La préséance des générations.
Avant de réinventer le film de sabre chinois, Tsui Hark, celui qu'on a surnommé sans doute un peu vite le Spielberg chinois, s'attaque au film de kung-fu avec « Il était une fois en Chine ».
Là où il explosera tout pour sa relecture du wu xia pian (relançant et enterrant le genre du même coup; si ce n'est déjà fait, cours lire la bafouille de l'ami Zeubi : http://www.senscritique.com/film/The_Blade/critique/22698664) avec « The Blade », pseudo remake de « La Rage du tigre » de Chang Cheh, en s'appropriant la grammaire du genre pour y insuffler sa verve hallucinante, offrant un traitement plus brut et sauvage que les hymnes crypto-gay de l'ogre de la Shaw Brothers, le génie hong-kongais habillera son hommage/reboot d'un profond respect (et de quelques touches d'humour). Et ce, même si les combats sont câblés à tout va, le reste, de la reconstitution historique méticuleuse à la forme au classicisme étonnant, le trublion bridé offre à son film (et au moins au suivant) : un écrin qui brille de mille feux.
1875, la Chine s'ouvre au monde, voyant débarquer des étrangers qui apportent, avec eux, leurs coutumes, leurs religions, leur armes et leurs maux. Wong Fei-Hung, instructeur de l'armée du drapeau noir (milice chinoise résistant aux diables blancs), médecin et maître es arts martiaux tente, tant bien que mal, de concilier respect des valeurs ancestrales et modernité coloniale.
Wong Fei-Hung, c'est Tsui Hark, ni plus ni moins.
Comme cette scène pré-générique, voyant le Maître Wong/Hark et son esprit chevaleresque poursuivre la Danse du Dragon interrompue par ces Français, symboles de la modernité aveugle et sourde, pleins d'irrespect, tirant sur l'autochtone après avoir confondu les explosions festives de pétards avec des tirs ou ces musiciens chinois (Hark encore) qui jouent plus fort pour couvrir les Alléluias des missionnaires (le reste du monde).

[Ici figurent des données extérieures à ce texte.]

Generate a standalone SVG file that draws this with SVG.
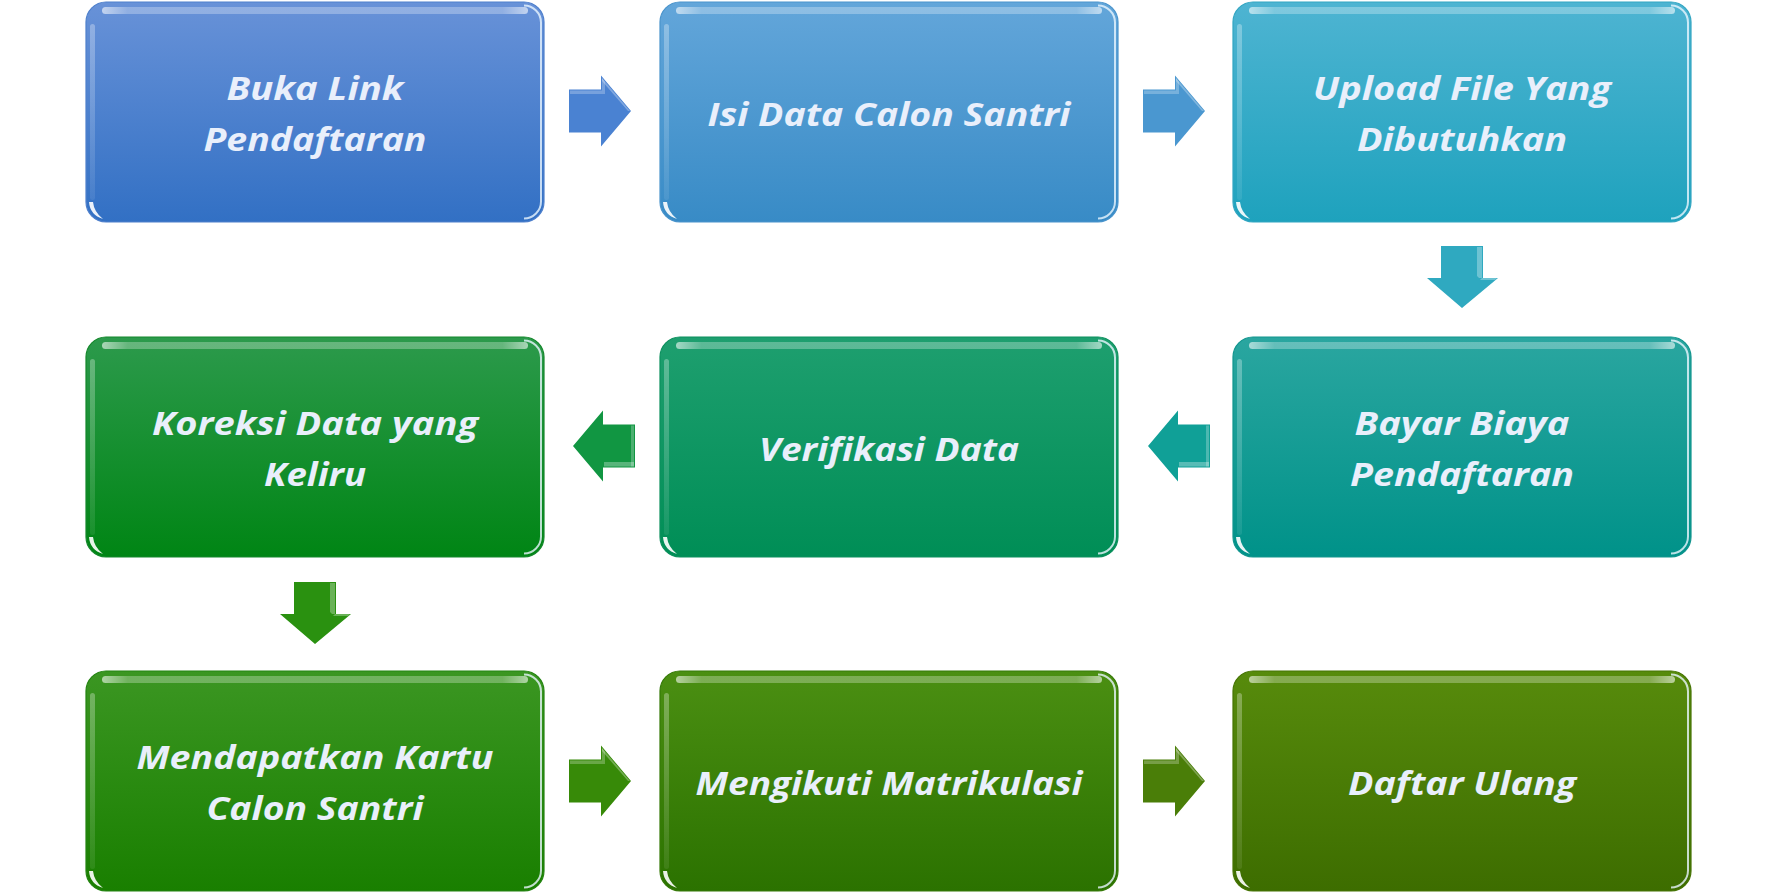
<svg xmlns="http://www.w3.org/2000/svg" xmlns:xlink="http://www.w3.org/1999/xlink" width="1778" height="893" viewBox="0 0 1778 893">
<style>
.lbl{font-family:"Open Sans","Liberation Sans",sans-serif;font-weight:700;font-style:italic;font-size:33px;fill:#e9effb;text-anchor:middle}
.box{stroke-width:1.2}
</style>
<defs>
<linearGradient id="g1" x1="0" y1="0" x2="0" y2="1"><stop offset="0" stop-color="#6892d8"/><stop offset="1" stop-color="#3270c4"/></linearGradient>
<linearGradient id="g2" x1="0" y1="0" x2="0" y2="1"><stop offset="0" stop-color="#63a6da"/><stop offset="1" stop-color="#388bc6"/></linearGradient>
<linearGradient id="g3" x1="0" y1="0" x2="0" y2="1"><stop offset="0" stop-color="#4eb4d2"/><stop offset="1" stop-color="#1ea2bd"/></linearGradient>
<linearGradient id="g4" x1="0" y1="0" x2="0" y2="1"><stop offset="0" stop-color="#2aa6a0"/><stop offset="1" stop-color="#009289"/></linearGradient>
<linearGradient id="g5" x1="0" y1="0" x2="0" y2="1"><stop offset="0" stop-color="#1e9f6f"/><stop offset="1" stop-color="#008e56"/></linearGradient>
<linearGradient id="g6" x1="0" y1="0" x2="0" y2="1"><stop offset="0" stop-color="#2c9a4c"/><stop offset="1" stop-color="#008514"/></linearGradient>
<linearGradient id="g7" x1="0" y1="0" x2="0" y2="1"><stop offset="0" stop-color="#3b9622"/><stop offset="1" stop-color="#197f00"/></linearGradient>
<linearGradient id="g8" x1="0" y1="0" x2="0" y2="1"><stop offset="0" stop-color="#4b8f12"/><stop offset="1" stop-color="#2b7200"/></linearGradient>
<linearGradient id="g9" x1="0" y1="0" x2="0" y2="1"><stop offset="0" stop-color="#578b0c"/><stop offset="1" stop-color="#3d6d00"/></linearGradient>
<linearGradient id="topHl" x1="0" y1="0" x2="1" y2="0"><stop offset="0" stop-color="#ffffff" stop-opacity="0.6"/><stop offset="0.06" stop-color="#ffffff" stop-opacity="0.28"/><stop offset="0.94" stop-color="#ffffff" stop-opacity="0.28"/><stop offset="1" stop-color="#ffffff" stop-opacity="0.6"/></linearGradient>
<linearGradient id="leftHl" x1="0" y1="0" x2="0" y2="1"><stop offset="0" stop-color="#ffffff" stop-opacity="0.3"/><stop offset="1" stop-color="#ffffff" stop-opacity="0.08"/></linearGradient>
<g id="gloss">
<rect x="16" y="5" width="426" height="7" rx="3.5" fill="url(#topHl)"/>
<rect x="4" y="22" width="5" height="176" rx="2.5" fill="url(#leftHl)"/>
<path d="M438,3.5 A17 17 0 0 1 455,20.5 V199.5 A17 17 0 0 1 438,216.5" fill="none" stroke="#eaf6ff" stroke-opacity="0.8" stroke-width="2"/>
<path d="M3,200 Q4,213 17,217 Q8,210 7,200 Z" fill="#ffffff" fill-opacity="0.9"/>
</g>
<g id="arrR">
<path d="M0,-21.5 H32 V-35.5 L62,0 L32,35.5 V21.5 H0 Z"/>
<path d="M1,-20.5 H33 V-33 L36,-29 V-17 H1 Z" fill="#ffffff" fill-opacity="0.25"/>
<path d="M33,-33 L61,0 L59,0 L33,-30 Z" fill="#ffffff" fill-opacity="0.3"/>
</g>
<g id="arrL">
<path d="M0,0 L30,-35.5 V-21.5 H62 V21.5 H30 V35.5 Z"/>
<path d="M31,16 H61 V20.5 H31 Z" fill="#ffffff" fill-opacity="0.3"/>
<path d="M58,-20.5 H61 V20.5 H58 Z" fill="#ffffff" fill-opacity="0.25"/>
</g>
<g id="arrD">
<path d="M-21,0 H21 V32 H36 L0,62 L-35,32 H-21 Z"/>
<path d="M15,1 H20 V32 H17 L15,30 Z" fill="#ffffff" fill-opacity="0.3"/>
<path d="M20,32 H35 L33,34 H18 Z" fill="#ffffff" fill-opacity="0.3"/>
</g>
</defs>
<rect width="1778" height="893" fill="#ffffff"/>

<g id="connectors">
<use href="#arrR" x="569" y="111" fill="#4a82d2"/>
<use href="#arrR" x="1143" y="111" fill="#4a97d0"/>
<use href="#arrD" x="1462" y="246" fill="#2fa9c0"/>
<use href="#arrL" x="1148" y="446" fill="#10a097"/>
<use href="#arrL" x="573" y="446" fill="#119642"/>
<use href="#arrD" x="315" y="582" fill="#2a9110"/>
<use href="#arrR" x="569" y="781" fill="#378a08"/>
<use href="#arrR" x="1143" y="781" fill="#4a7e08"/>
</g>

<g id="n1" transform="translate(86,2)">
<rect class="box" width="458" height="220" rx="20" fill="url(#g1)" stroke="#4f80cc"/>
<use href="#gloss"/>
<text class="lbl" x="229" y="98" textLength="177" lengthAdjust="spacingAndGlyphs">Buka Link</text>
<text class="lbl" x="229" y="149" textLength="223" lengthAdjust="spacingAndGlyphs">Pendaftaran</text>
</g>
<g id="n2" transform="translate(660,2)">
<rect class="box" width="458" height="220" rx="20" fill="url(#g2)" stroke="#4a94cc"/>
<use href="#gloss"/>
<text class="lbl" x="229" y="124" textLength="363" lengthAdjust="spacingAndGlyphs">Isi Data Calon Santri</text>
</g>
<g id="n3" transform="translate(1233,2)">
<rect class="box" width="458" height="220" rx="20" fill="url(#g3)" stroke="#33a6c2"/>
<use href="#gloss"/>
<text class="lbl" x="229" y="98" textLength="298" lengthAdjust="spacingAndGlyphs">Upload File Yang</text>
<text class="lbl" x="229" y="149" textLength="210" lengthAdjust="spacingAndGlyphs">Dibutuhkan</text>
</g>
<g id="n4" transform="translate(1233,337)">
<rect class="box" width="458" height="220" rx="20" fill="url(#g4)" stroke="#12958e"/>
<use href="#gloss"/>
<text class="lbl" x="229" y="98" textLength="215" lengthAdjust="spacingAndGlyphs">Bayar Biaya</text>
<text class="lbl" x="229" y="149" textLength="224" lengthAdjust="spacingAndGlyphs">Pendaftaran</text>
</g>
<g id="n5" transform="translate(660,337)">
<rect class="box" width="458" height="220" rx="20" fill="url(#g5)" stroke="#0d905e"/>
<use href="#gloss"/>
<text class="lbl" x="229" y="124" textLength="260" lengthAdjust="spacingAndGlyphs">Verifikasi Data</text>
</g>
<g id="n6" transform="translate(86,337)">
<rect class="box" width="458" height="220" rx="20" fill="url(#g6)" stroke="#15882c"/>
<use href="#gloss"/>
<text class="lbl" x="229" y="98" textLength="326" lengthAdjust="spacingAndGlyphs">Koreksi Data yang</text>
<text class="lbl" x="229" y="149" textLength="102" lengthAdjust="spacingAndGlyphs">Keliru</text>
</g>
<g id="n7" transform="translate(86,671)">
<rect class="box" width="458" height="220" rx="20" fill="url(#g7)" stroke="#248412"/>
<use href="#gloss"/>
<text class="lbl" x="229" y="98" textLength="357" lengthAdjust="spacingAndGlyphs">Mendapatkan Kartu</text>
<text class="lbl" x="229" y="149" textLength="217" lengthAdjust="spacingAndGlyphs">Calon Santri</text>
</g>
<g id="n8" transform="translate(660,671)">
<rect class="box" width="458" height="220" rx="20" fill="url(#g8)" stroke="#367a08"/>
<use href="#gloss"/>
<text class="lbl" x="229" y="124" textLength="387" lengthAdjust="spacingAndGlyphs">Mengikuti Matrikulasi</text>
</g>
<g id="n9" transform="translate(1233,671)">
<rect class="box" width="458" height="220" rx="20" fill="url(#g9)" stroke="#467404"/>
<use href="#gloss"/>
<text class="lbl" x="229" y="124" textLength="228" lengthAdjust="spacingAndGlyphs">Daftar Ulang</text>
</g>
</svg>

Que Tsui joue aux ombres chinoises, comme Tante Yee caressant le Maître sur un mur, entre mépris, humiliation et monde voué à changer, qu'il pose devant tes yeux ébahis des joutes en grands angles, sous la pluie, ou pas, il nimbe le tout d'un rythme loin du frénétisme qu'on lui connaît et ça lui va plutôt bien.
Les combats sont extraordinaires. Yuen Woo-Ping, touché par la grâce, trouve en Jet Li (boutonneux mais énorme) un artiste merveilleux, capable de prouesses de dingue et c'est essoufflé, forcément que tu manges ce film dans ta face.
Comme moi, après avoir ingurgité les deux premiers volets à la suite, qui décidais à l'époque de devenir moine Shaolin.
Djieke.
(qui, quelques années après, s'il n'en a pas la souplesse ni la légendaire sagesse, a au moins une jolie coupe de moine Shaolin).